**** Provided records

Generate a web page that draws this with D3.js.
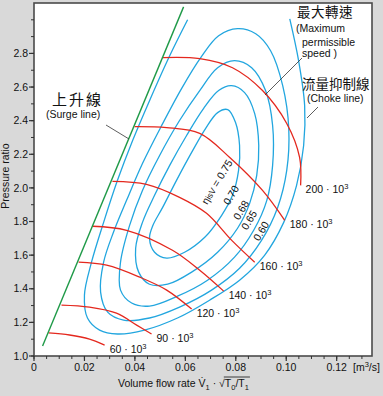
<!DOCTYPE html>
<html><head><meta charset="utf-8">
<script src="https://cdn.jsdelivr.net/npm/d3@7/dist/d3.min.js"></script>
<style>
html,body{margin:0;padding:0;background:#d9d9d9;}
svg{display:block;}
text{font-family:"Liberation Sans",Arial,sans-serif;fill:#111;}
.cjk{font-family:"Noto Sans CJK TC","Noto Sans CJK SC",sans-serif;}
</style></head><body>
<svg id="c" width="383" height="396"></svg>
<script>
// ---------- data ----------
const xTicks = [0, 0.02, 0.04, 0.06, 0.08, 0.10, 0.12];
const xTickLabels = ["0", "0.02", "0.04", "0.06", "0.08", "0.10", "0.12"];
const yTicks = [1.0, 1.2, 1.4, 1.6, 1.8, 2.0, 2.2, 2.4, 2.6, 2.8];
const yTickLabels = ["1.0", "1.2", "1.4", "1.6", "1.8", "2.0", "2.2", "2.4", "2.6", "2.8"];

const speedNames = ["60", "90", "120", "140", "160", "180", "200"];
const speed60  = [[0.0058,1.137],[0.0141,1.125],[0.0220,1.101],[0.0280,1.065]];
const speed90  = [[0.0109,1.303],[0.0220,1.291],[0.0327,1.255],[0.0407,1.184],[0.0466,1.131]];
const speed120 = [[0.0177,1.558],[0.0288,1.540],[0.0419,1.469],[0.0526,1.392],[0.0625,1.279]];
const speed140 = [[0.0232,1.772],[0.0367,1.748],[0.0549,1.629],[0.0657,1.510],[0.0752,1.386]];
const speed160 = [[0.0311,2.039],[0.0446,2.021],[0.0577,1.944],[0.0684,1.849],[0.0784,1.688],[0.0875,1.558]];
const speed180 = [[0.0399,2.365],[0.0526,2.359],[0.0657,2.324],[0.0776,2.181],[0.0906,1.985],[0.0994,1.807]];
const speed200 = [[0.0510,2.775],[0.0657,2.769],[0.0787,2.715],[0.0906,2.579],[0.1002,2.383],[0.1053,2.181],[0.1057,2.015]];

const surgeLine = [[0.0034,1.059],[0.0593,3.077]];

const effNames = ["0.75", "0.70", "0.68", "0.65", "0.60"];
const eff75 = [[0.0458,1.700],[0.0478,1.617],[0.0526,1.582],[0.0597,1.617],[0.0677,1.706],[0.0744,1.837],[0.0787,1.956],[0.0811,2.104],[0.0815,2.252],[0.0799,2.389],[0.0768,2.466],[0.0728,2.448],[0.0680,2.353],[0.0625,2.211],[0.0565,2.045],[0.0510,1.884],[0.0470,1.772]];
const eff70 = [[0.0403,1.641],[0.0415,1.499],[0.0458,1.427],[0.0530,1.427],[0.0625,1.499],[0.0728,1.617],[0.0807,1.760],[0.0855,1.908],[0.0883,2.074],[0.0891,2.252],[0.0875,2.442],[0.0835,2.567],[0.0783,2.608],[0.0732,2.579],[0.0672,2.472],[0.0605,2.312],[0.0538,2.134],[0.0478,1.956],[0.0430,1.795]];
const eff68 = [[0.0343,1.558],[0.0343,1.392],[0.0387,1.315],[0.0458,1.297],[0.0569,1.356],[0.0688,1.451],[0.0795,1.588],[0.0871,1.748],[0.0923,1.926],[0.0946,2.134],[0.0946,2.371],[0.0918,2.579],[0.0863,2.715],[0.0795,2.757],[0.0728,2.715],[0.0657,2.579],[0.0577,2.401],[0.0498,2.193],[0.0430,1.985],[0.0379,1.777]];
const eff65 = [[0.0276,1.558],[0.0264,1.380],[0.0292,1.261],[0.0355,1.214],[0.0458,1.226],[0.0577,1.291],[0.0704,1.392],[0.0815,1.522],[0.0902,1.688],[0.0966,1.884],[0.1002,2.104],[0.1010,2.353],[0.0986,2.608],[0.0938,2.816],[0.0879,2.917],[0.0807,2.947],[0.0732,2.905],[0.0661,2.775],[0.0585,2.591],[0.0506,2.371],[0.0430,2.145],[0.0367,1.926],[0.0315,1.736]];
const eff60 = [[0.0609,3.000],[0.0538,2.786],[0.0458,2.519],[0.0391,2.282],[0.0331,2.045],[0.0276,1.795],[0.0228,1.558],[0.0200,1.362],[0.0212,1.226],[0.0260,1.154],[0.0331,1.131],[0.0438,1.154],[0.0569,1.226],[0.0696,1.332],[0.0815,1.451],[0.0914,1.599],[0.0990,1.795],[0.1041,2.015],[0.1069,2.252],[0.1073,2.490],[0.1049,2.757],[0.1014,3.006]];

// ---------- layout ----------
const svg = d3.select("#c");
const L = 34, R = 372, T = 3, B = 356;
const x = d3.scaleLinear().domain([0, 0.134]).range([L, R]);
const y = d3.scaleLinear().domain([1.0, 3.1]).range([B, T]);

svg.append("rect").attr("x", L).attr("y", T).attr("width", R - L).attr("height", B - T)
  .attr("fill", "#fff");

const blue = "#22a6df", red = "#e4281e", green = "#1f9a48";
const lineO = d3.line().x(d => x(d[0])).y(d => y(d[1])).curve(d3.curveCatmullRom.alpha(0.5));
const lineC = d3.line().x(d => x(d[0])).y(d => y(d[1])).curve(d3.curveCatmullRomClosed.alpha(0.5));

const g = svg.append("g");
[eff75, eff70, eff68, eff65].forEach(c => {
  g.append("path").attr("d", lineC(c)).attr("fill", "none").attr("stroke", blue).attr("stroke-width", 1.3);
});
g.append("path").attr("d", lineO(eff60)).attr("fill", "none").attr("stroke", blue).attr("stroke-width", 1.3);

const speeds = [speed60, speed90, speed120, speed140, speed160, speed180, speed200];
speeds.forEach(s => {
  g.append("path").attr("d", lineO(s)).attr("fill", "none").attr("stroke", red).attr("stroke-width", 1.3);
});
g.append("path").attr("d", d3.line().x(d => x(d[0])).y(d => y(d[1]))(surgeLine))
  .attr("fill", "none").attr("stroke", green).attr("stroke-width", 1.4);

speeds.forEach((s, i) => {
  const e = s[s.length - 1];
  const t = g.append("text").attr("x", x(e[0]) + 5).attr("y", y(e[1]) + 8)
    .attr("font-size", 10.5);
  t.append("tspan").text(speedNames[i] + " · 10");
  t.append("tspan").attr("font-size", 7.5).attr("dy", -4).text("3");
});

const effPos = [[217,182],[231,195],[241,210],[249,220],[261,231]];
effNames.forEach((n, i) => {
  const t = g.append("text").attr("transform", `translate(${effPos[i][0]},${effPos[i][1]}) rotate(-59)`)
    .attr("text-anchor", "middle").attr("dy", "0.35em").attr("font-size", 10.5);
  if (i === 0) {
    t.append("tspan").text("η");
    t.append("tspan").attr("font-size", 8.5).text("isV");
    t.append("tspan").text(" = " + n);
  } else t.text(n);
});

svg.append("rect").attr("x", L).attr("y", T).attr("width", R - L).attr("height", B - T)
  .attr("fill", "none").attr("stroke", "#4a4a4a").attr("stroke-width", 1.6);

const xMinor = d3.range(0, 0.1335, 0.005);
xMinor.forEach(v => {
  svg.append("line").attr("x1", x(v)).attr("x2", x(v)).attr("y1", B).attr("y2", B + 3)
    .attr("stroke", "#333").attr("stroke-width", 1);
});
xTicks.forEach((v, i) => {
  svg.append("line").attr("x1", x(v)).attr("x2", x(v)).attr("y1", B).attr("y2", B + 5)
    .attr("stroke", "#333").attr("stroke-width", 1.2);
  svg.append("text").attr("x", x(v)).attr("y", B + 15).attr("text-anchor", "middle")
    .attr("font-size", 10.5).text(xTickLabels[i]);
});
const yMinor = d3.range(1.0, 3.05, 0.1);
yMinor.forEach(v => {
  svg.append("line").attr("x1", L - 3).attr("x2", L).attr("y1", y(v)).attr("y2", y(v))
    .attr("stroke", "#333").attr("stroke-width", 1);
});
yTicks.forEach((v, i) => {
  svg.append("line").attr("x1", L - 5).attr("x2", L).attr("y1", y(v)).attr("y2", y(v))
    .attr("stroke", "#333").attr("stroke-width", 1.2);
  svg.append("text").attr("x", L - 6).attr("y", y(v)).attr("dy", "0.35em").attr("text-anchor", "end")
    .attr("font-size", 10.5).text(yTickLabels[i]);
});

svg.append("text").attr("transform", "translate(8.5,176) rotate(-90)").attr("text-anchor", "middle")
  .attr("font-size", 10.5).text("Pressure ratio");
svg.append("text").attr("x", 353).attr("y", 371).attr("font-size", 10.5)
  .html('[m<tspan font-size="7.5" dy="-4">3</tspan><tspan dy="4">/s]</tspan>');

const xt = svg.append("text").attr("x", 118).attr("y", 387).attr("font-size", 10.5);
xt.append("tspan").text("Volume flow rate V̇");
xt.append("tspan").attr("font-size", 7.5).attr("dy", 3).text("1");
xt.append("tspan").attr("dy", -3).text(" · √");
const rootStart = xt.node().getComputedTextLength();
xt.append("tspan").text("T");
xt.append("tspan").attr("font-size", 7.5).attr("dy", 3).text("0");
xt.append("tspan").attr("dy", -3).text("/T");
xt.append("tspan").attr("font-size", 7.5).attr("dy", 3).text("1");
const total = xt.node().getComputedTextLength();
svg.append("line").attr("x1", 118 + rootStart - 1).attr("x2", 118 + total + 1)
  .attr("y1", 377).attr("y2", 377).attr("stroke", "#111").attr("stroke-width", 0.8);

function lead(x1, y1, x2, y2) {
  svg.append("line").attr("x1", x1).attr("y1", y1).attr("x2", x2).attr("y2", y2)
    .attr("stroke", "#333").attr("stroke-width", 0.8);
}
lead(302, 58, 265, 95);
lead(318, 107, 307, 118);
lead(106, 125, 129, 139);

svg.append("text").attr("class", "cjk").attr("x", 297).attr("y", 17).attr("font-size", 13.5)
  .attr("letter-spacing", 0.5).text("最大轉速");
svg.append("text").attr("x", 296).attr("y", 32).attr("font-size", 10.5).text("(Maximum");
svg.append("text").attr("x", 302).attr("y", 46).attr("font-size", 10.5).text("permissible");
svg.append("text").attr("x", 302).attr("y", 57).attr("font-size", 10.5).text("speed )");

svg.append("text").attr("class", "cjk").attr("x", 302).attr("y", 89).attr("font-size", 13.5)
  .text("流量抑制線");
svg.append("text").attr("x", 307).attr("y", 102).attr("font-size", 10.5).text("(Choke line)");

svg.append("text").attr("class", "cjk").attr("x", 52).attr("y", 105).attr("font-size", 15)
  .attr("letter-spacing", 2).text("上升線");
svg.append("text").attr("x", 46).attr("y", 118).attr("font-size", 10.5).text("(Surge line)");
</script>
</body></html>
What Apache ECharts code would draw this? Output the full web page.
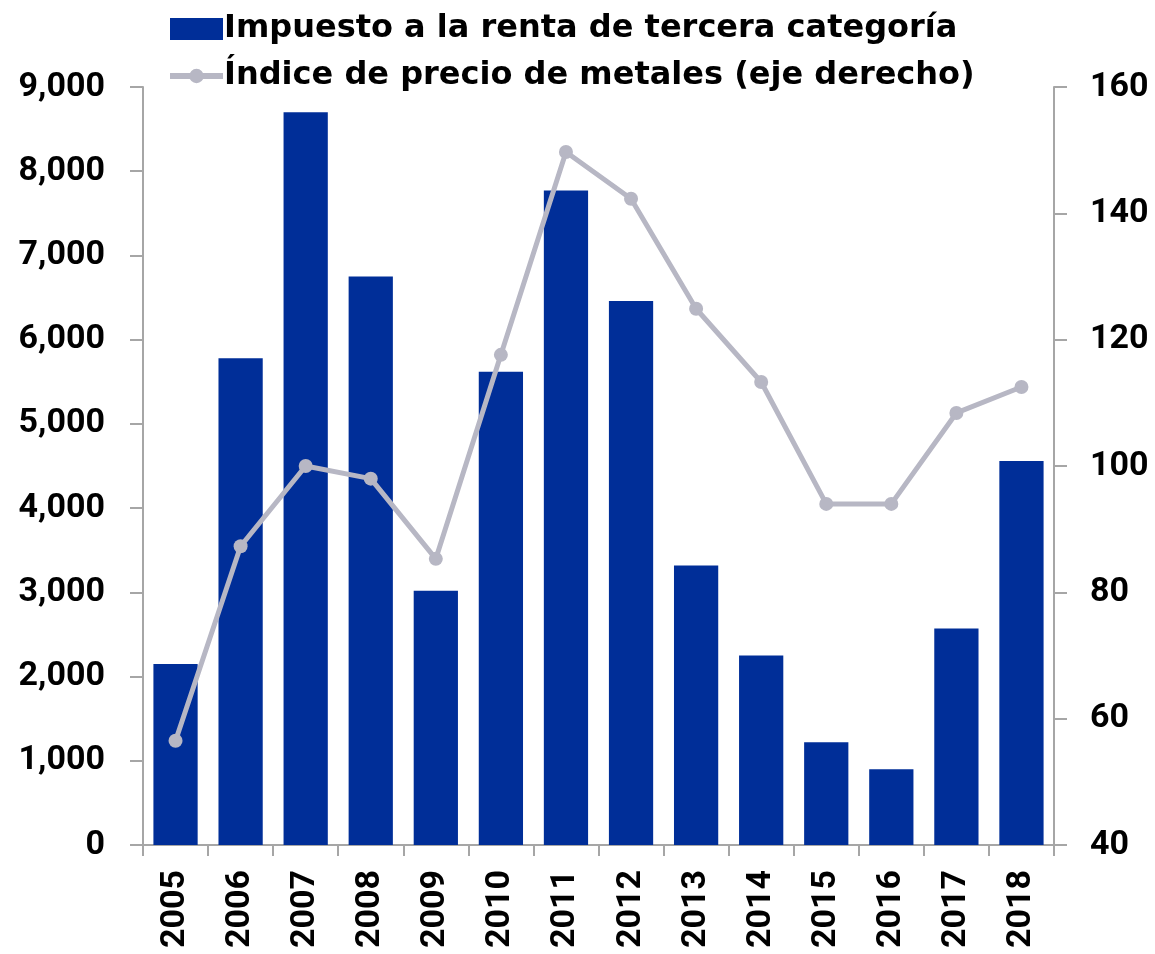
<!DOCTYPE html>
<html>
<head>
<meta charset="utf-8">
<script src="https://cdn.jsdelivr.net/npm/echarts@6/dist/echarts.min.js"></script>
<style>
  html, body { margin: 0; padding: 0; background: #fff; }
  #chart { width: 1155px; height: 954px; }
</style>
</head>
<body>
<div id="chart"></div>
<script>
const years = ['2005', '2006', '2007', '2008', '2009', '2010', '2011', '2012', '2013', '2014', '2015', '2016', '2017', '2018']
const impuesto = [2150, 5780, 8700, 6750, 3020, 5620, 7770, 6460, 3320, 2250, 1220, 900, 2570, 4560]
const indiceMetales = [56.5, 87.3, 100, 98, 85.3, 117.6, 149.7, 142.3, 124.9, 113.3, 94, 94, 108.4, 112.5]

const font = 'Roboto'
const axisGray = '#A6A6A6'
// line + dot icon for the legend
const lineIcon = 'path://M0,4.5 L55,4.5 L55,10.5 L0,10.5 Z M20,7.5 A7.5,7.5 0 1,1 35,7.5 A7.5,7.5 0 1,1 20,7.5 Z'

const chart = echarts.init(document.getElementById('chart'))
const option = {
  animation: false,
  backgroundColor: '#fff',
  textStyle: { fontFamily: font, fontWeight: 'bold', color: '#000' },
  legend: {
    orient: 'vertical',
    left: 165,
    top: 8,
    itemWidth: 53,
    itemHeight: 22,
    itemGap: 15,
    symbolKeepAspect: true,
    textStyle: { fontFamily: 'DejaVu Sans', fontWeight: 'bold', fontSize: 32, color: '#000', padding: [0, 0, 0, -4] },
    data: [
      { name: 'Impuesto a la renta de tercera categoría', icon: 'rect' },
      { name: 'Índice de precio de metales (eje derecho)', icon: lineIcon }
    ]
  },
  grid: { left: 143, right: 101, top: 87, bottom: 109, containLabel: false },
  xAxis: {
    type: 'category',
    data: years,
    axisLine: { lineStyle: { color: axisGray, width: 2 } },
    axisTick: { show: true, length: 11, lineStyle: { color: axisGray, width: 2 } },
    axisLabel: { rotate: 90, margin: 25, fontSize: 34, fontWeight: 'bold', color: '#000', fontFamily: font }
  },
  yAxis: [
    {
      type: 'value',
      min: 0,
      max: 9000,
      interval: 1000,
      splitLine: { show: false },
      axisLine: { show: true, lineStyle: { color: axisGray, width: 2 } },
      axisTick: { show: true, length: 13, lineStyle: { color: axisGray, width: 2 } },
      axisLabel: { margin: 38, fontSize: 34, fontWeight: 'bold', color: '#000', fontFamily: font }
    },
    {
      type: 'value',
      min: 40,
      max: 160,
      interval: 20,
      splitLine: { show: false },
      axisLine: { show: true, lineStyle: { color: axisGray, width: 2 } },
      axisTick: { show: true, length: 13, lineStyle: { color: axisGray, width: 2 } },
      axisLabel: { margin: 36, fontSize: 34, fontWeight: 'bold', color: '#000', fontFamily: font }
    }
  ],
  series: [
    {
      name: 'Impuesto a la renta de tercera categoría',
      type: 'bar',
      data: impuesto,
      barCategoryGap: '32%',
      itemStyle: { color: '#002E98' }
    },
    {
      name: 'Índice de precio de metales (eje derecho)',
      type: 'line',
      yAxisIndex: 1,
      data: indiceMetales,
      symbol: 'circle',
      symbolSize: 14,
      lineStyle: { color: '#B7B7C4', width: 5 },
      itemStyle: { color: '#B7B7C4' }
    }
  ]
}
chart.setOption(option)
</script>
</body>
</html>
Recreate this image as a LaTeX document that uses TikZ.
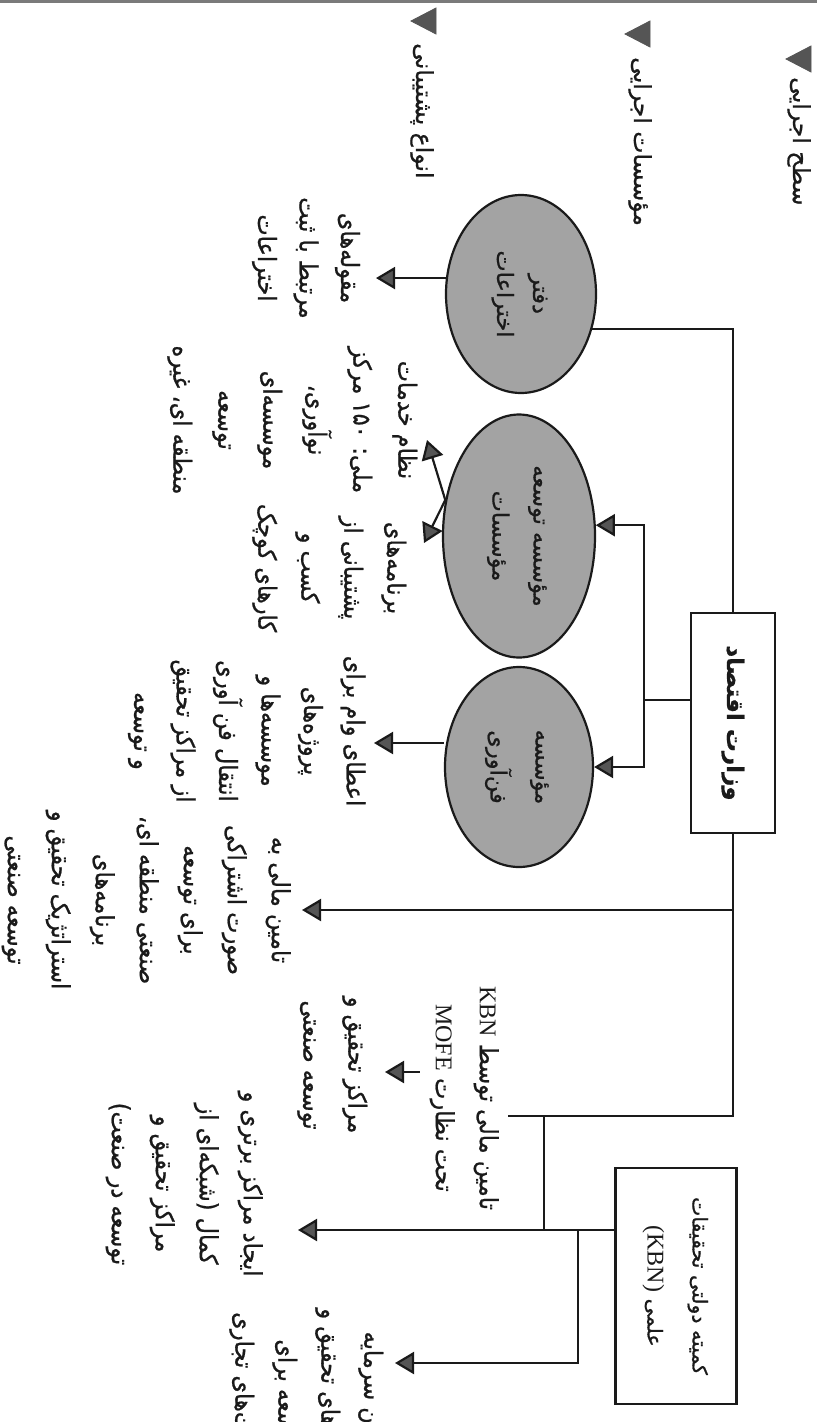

********

_Short exercise_
Quote, please, every line of the material above from its start through the line that has "const surgeLine = [[0.0034,1.059],[0.0593,3.077]];", reproducing the words exactly and dropping any images.

_Task result_
Generate a web page that draws this with D3.js.
<!DOCTYPE html>
<html><head><meta charset="utf-8">
<script src="https://cdn.jsdelivr.net/npm/d3@7/dist/d3.min.js"></script>
<style>
html,body{margin:0;padding:0;background:#d9d9d9;}
svg{display:block;}
text{font-family:"Liberation Sans",Arial,sans-serif;fill:#111;}
.cjk{font-family:"Noto Sans CJK TC","Noto Sans CJK SC",sans-serif;}
</style></head><body>
<svg id="c" width="383" height="396"></svg>
<script>
// ---------- data ----------
const xTicks = [0, 0.02, 0.04, 0.06, 0.08, 0.10, 0.12];
const xTickLabels = ["0", "0.02", "0.04", "0.06", "0.08", "0.10", "0.12"];
const yTicks = [1.0, 1.2, 1.4, 1.6, 1.8, 2.0, 2.2, 2.4, 2.6, 2.8];
const yTickLabels = ["1.0", "1.2", "1.4", "1.6", "1.8", "2.0", "2.2", "2.4", "2.6", "2.8"];

const speedNames = ["60", "90", "120", "140", "160", "180", "200"];
const speed60  = [[0.0058,1.137],[0.0141,1.125],[0.0220,1.101],[0.0280,1.065]];
const speed90  = [[0.0109,1.303],[0.0220,1.291],[0.0327,1.255],[0.0407,1.184],[0.0466,1.131]];
const speed120 = [[0.0177,1.558],[0.0288,1.540],[0.0419,1.469],[0.0526,1.392],[0.0625,1.279]];
const speed140 = [[0.0232,1.772],[0.0367,1.748],[0.0549,1.629],[0.0657,1.510],[0.0752,1.386]];
const speed160 = [[0.0311,2.039],[0.0446,2.021],[0.0577,1.944],[0.0684,1.849],[0.0784,1.688],[0.0875,1.558]];
const speed180 = [[0.0399,2.365],[0.0526,2.359],[0.0657,2.324],[0.0776,2.181],[0.0906,1.985],[0.0994,1.807]];
const speed200 = [[0.0510,2.775],[0.0657,2.769],[0.0787,2.715],[0.0906,2.579],[0.1002,2.383],[0.1053,2.181],[0.1057,2.015]];

const surgeLine = [[0.0034,1.059],[0.0593,3.077]];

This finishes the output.